Lola Índigo y el eco anglófilo: cuando el castellano necesita guardianes en su propio altar

Hay algo profundamente revelador en el gesto aparentemente trivial de Lola Índigo cuando, al anunciar su retiro temporal, no dijo “tengo que tomarme un descanso”, sino un cosmético y anglófilo “tengo que tomarme un break”. El detalle, diminuto como una mota de polvo sobre un vinilo, ilumina sin embargo un paisaje cultural más vasto: el del castellano, lengua de poetas y herejes, que empieza a ser tratado por sus propios hijos como un mobiliario viejo al que hay que cubrir con sábanas en las fiestas modernas.

No se trata de purismo trasnochado ni de prohibir el mestizaje verbal —al fin y al cabo, nuestra lengua lleva siglos bebiendo de otros mares—, sino de advertir que hay una diferencia entre enriquecer y sustituir. Cuando quienes agitan el altavoz de la juventud, las voces más visibles en las listas de éxitos y en las redes, optan por el préstamo perezoso en lugar de la palabra vibrante que ya existe, lo que se erosiona no es solo el diccionario: es la sensibilidad.

Resulta curioso, por no decir irónico, que mientras se alzan banderas para proteger con uñas y dientes el catalán, el euskera, el gallego o el valenciano —todas ellas lenguas que merecen y necesitan ese celo—, el castellano se dé por supuesto, como si su fortaleza fuera inquebrantable. Pero las lenguas no mueren de un día para otro: primero se les pone maquillaje ajeno, luego se las arrincona, y un día descubres que la palabra “descanso” suena anticuada, como el tocadiscos de tu abuelo.

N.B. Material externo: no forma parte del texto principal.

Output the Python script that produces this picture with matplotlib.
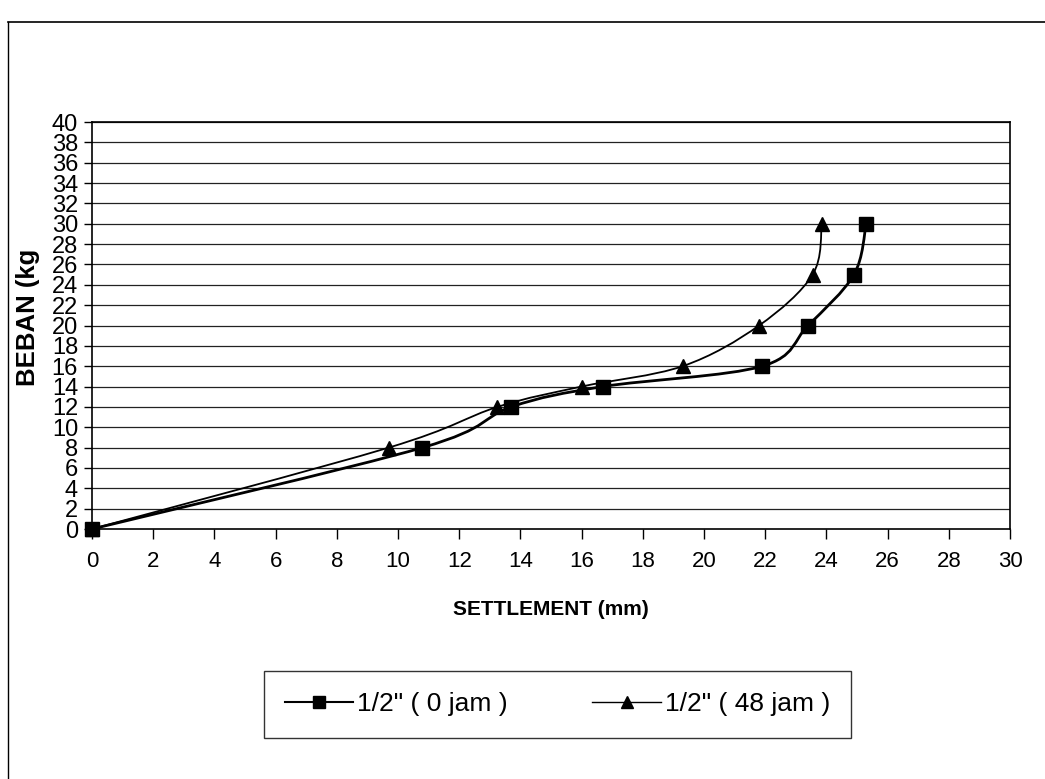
"""Load vs settlement chart (BEBAN vs SETTLEMENT), two curves with smoothed lines."""

import matplotlib

matplotlib.use("Agg")
import matplotlib.pyplot as plt
import numpy as np
from matplotlib.lines import Line2D
from matplotlib.path import Path
from matplotlib.patches import PathPatch

plt.rcParams["font.family"] = ["Liberation Sans", "DejaVu Sans"]

# data
beban = [0, 8, 12, 14, 16, 20, 25, 30]
settle_0jam = [0, 10.8, 13.7, 16.7, 21.9, 23.4, 24.9, 25.3]
settle_48jam = [0, 9.7, 13.25, 16.0, 19.3, 21.8, 23.55, 23.85]
labels = ['1/2" ( 0 jam )', '1/2" ( 48 jam )']

x_ticks = list(range(0, 31, 2))
y_ticks = list(range(0, 41, 2))


def smooth_path(xs, ys):
    # Excel-style smoothed line: cubic Bezier between neighbouring points
    pts = np.column_stack([xs, ys]).astype(float)
    n = len(pts)
    verts = [pts[0]]
    codes = [Path.MOVETO]
    for i in range(n - 1):
        p0 = pts[max(i - 1, 0)]
        p1 = pts[i]
        p2 = pts[i + 1]
        p3 = pts[min(i + 2, n - 1)]
        c1 = p1 + (p2 - p0) / 6.0
        c2 = p2 - (p3 - p1) / 6.0
        verts += [c1, c2, p2]
        codes += [Path.CURVE4] * 3
    return Path(verts, codes)


fig = plt.figure(figsize=(10.45, 7.79), dpi=100)
ax = fig.add_axes([92 / 1045, 1 - 529 / 779, 918 / 1045, 407 / 779])

for y in y_ticks[1:]:
    ax.axhline(y, color="#222222", lw=0.9, zorder=1)

ax.add_patch(PathPatch(smooth_path(settle_0jam, beban), fill=False,
                       edgecolor="black", lw=2.0, zorder=3))
ax.add_patch(PathPatch(smooth_path(settle_48jam, beban), fill=False,
                       edgecolor="black", lw=1.3, zorder=3))
ax.plot(settle_0jam, beban, ls="none", marker="s", ms=10, color="black",
        zorder=4, clip_on=False)
ax.plot(settle_48jam, beban, ls="none", marker="^", ms=10, color="black",
        zorder=4, clip_on=False)

ax.set_xlim(0, 30)
ax.set_ylim(0, 40)
ax.set_xticks(x_ticks)
ax.set_yticks(y_ticks)
ax.tick_params(axis="x", direction="out", length=7, width=1, pad=9, labelsize=16)
ax.tick_params(axis="y", direction="out", length=6, width=1, pad=4, labelsize=17)
for s in ax.spines.values():
    s.set_linewidth(1.2)
    s.set_color("black")

ax.set_xlabel("SETTLEMENT (mm)", fontsize=15, fontweight="bold", labelpad=20)
ax.set_ylabel("BEBAN (kg", fontsize=18.5, fontweight="bold")
ax.yaxis.set_label_coords(-52 / 918, 0.52)

# legend box
handles = [
    Line2D([], [], color="black", lw=1.5, marker="s", ms=9),
    Line2D([], [], color="black", lw=1.0, marker="^", ms=9),
]
leg = fig.legend(handles, labels, loc="center", bbox_to_anchor=(557.5 / 1045, 1 - 704.5 / 779),
                 ncol=2, fontsize=19, frameon=True, fancybox=False, edgecolor="black",
                 handlelength=2.6, columnspacing=3.2, borderpad=0.8, handletextpad=0.15,
                 borderaxespad=0)
leg.get_frame().set_linewidth(1.0)

# outer chart frame
fig.add_artist(Line2D([8 / 1045, 1], [1 - 22 / 779, 1 - 22 / 779],
                      transform=fig.transFigure, color="black", lw=1.2))
fig.add_artist(Line2D([8 / 1045, 8 / 1045], [0, 1 - 22 / 779],
                      transform=fig.transFigure, color="black", lw=1.0))

fig.savefig("out.png", dpi=100)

Que Lola Índigo, reina del pop urbano, haya elegido “break” quizá no arrase las murallas del idioma por sí sola. Pero el gesto es sintomático: habla de un público joven al que se le ha vendido que lo extranjero es más “cool”, y de una industria musical que confunde cosmopolitismo con desarraigo. Si el escenario —ese altar laico donde late la emoción popular— ya no reverencia el castellano, ¿qué mensaje reciben quienes aprenden a nombrar el mundo a través de las canciones?

Defender el castellano no es levantar muros, sino recordar que nuestra lengua también sabe sonar moderna, sensual, afilada. Que “descanso” puede tener tanta fuerza poética como “break” si lo pronunciamos con intención. Que un idioma no se salva en las academias, sino en la boca de quienes cantan, escriben y aman con él. Si de aquí a veinte años el castellano fuera “la lengua de los mayores”, no habría que culpar al tiempo, sino a la frivolidad de quienes lo dejaron en el perchero para parecer más radiantes ante el espejo anglo.

Tal vez el verdadero break que necesitamos no es del trabajo ni de la música, sino de la inercia: una pausa para reconectar con el músculo vivo de nuestras palabras, esas que llevan siglos vibrando al compás de nuestras canciones y que, pese a todo, siguen dispuestas a sonar tan cool como el mejor estribillo del pop.